The second workshop we had today was our first dance input. In the curriculum dance sits in between the expressive arts and physical education as the children are expressing themselves while exercising. Dance can allow children to express themselves in ways the other subjects restrict them in doing so. In the workshop we started by doing one warm up exercise as this is a practice you should get into a habit of doing. Then we did an activity in groups where the rest of the group drew around me on lining paper and then there were lists of bones muscles and organs and we were to label them all on the body. Our group did really well we only got one of the bones in the arm instead of the leg. Then we did an activity that you could do with children especially if they have no dance background, we were given a sheet with several headings on it and we were to come up with one dance move to represent each heading and in the weeks to come we will use these to create a dance. This experience and outcome is directly related to the sheet of heading we used and can be completed by the children coming up with a move for each section, “I enjoy creating short dance sequences, using travel, turn, jump, gesture, pause and fall, within safe practice. EXA 1-08a.” I have done dancing since I was three, so I am excited to see what we do through this module and get ideas of how to teach children it in schools. I currently teach dance at my dance school so I know from experience the way dance can impact on a child. Cone (2011) explains clearly how this is “When children create dances using their ideas, they are empowered to explore their thoughts, feelings, and perspectives.” I have attached bellow a picture of the sheet of heading we had to follow and a picture of the labelling task bellow.
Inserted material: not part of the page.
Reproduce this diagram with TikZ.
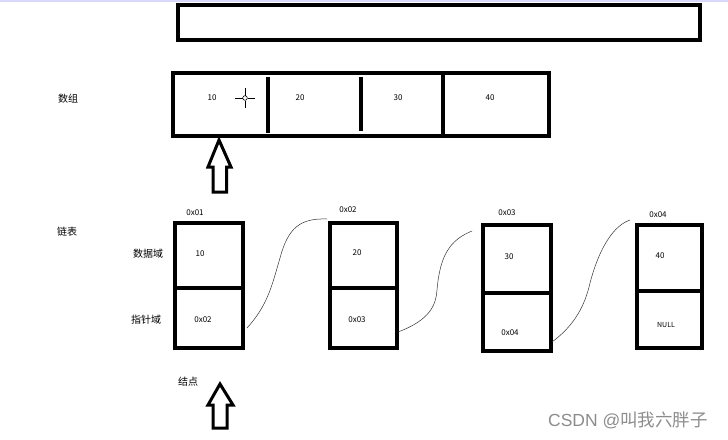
\documentclass[tikz,border=0pt]{standalone}
\usepackage{fontspec}
\setmainfont{Noto Sans CJK SC}
\newfontfamily\wmlatin{Liberation Sans}
\begin{document}
\begin{tikzpicture}[x=1pt,y=-1pt,
  box/.style={draw=black,line width=4pt,fill=white,inner sep=0pt},
  cell/.style={box,minimum width=68pt,minimum height=64pt},
  num/.style={font=\fontsize{8}{9}\selectfont,inner sep=0pt},
  lab/.style={font=\fontsize{10}{11}\selectfont,inner sep=0pt},
  divider/.style={line width=4pt},
  link/.style={line width=0.5pt,black!80},
  hollowarrow/.style={draw=black,line width=3pt,fill=white,line join=miter}]
\useasboundingbox (0,0) rectangle (728,439);
\fill[blue!15] (0,0) rectangle (728,2);
% top bar
\node[box,minimum width=522pt,minimum height=35pt] (bar) at (439,22.5) {};
% array
\node[box,minimum width=376pt,minimum height=63pt] (arr) at (361,104.5) {};
\coordinate (d1t) at (268,77); \coordinate (d1b) at (268,133);
\coordinate (d2t) at (361,77); \coordinate (d2b) at (361,131);
\draw[divider] (d1t) -- (d1b);
\draw[divider] (d2t) -- (d2b);
\draw[divider] (443,73) -- (443,136);
\node[num] (a10) at (212,98) {10};
\node[num] (a20) at (300,98) {20};
\node[num] (a30) at (398,98) {30};
\node[num] (a40) at (490,98) {40};
\node[lab] (shuzu) at (68,99) {数组};
% crosshair
\coordinate (ch) at (245,98);
\draw[line width=0.6pt] (235,98) -- (242.5,98) (247.5,98) -- (255,98)
  (245,88) -- (245,95.5) (245,100.5) -- (245,108);
\draw[line width=0.6pt] (ch) circle (2.3);
% hollow arrow 1
\draw[hollowarrow] (219,140) -- (231,167) -- (226.5,167) -- (226.5,192) -- (213,192) -- (213,167) -- (208,167) -- cycle;
% linked list label
\node[lab] (lianbiao) at (67,232) {链表};
\node[lab] (shujuyu) at (148,254) {数据域};
\node[lab] (zhizhenyu) at (146,320) {指针域};
\node[lab] (jiedian) at (188,382) {结点};
% node 1
\node[cell,minimum height=65pt] (n1d) at (209,255.5) {};
\node[cell,minimum height=60pt] (n1p) at (209,318) {};
\node[num] at (195,213) {0x01};
\node[num] at (200,254) {10};
\node[num] at (203,320) {0x02};
% node 2
\node[cell,minimum width=67pt,minimum height=65pt] (n2d) at (363.5,255.5) {};
\node[cell,minimum width=67pt,minimum height=60pt] (n2p) at (363.5,318) {};
\node[num] at (348,210) {0x02};
\node[num] at (357,253) {20};
\node[num] at (357,320) {0x03};
% node 3
\node[cell,minimum height=68pt] (n3d) at (517,259) {};
\node[cell,minimum height=58pt] (n3p) at (517,322) {};
\node[num] at (507,213) {0x03};
\node[num] at (509,257) {30};
\node[num] at (510,333) {0x04};
% node 4
\node[cell,minimum width=65pt,minimum height=66pt] (n4d) at (669.5,258) {};
\node[cell,minimum width=65pt,minimum height=57pt] (n4p) at (669.5,319.5) {};
\node[num] at (658,215) {0x04};
\node[num] at (660,256) {40};
\node[num,font=\fontsize{7}{8}\selectfont] at (666,325) {NULL};
% links
\coordinate (l1s) at (247,328); \coordinate (l1e) at (327,219);
\coordinate (l2s) at (398,332); \coordinate (l2e) at (472,231);
\coordinate (l3s) at (552,342); \coordinate (l3e) at (630,220);
\draw[link] (l1s) .. controls (268,305) and (272,285) .. (280,258)
  .. controls (288,228) and (300,218) .. (l1e);
\draw[link] (l2s) .. controls (430,320) and (436,305) .. (437,290)
  .. controls (440,255) and (450,240) .. (l2e);
\draw[link] (l3s) .. controls (575,325) and (585,305) .. (590,283)
  .. controls (600,245) and (615,225) .. (l3e);
% hollow arrow 2
\draw[hollowarrow] (220,384) -- (233,405) -- (227,405) -- (227,428) -- (213,428) -- (213,405) -- (208,405) -- cycle;
% watermark
\node[font=\fontsize{17.5}{18}\selectfont,text=black!45,inner sep=0pt] (wm) at (628,420) {{\wmlatin CSDN @}叫我六胖子};
\end{tikzpicture}
\end{document}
Overall, the main link between visual arts and dance is line and the expressive nature of the craft. The lines created in art are permanent and physically can be seen whereas the lines in dance are not permanent and are made physically with the persons body. In art the lines can either be hard line straight sharps lines or they can be soft like cures and lightly drawn on, just like in dance the lines can be sharp and fast for only a split second or they can be soft and fluid and last a few seconds. Either way art or dance, sharp of soft, they can both make a significant impact depending on the feel of the piece. The other link being the expressive tone can link to the line because depending on the message the person wants to tell the will set the tone of the piece of art work or the dance and this can be done by the choice of line.

 

References

  • Cone, T. (2009) Following Their Lead: Supporting Children’s Ideas for Creating Dances. Journal of Dance Education. [Online] Vol.9(3), pp.81-89. Available: Taylor & Francis. [Accessed: 2nd October 2018].
  • Education Scotland (2004) – Curriculum for Excellence; Experiences and Outcomes [Online] Available: https://education.gov.scot/scottish-education-system/policy-for-scottish-education/policy-drivers/cfe-(building-from-the-statement-appendix-incl-btc1-5)/Experiences%20and%20outcomes [Accessed: 7th October 2018]
  • McAuliffe, D (2007) Foundation and Primary Settings. In Teaching Art and Design 3-11 (Edited by Sue Cox, Robert Watts, Judy Grahame, Steven Herne and Diarmuid McAuliffe) London: Continuum.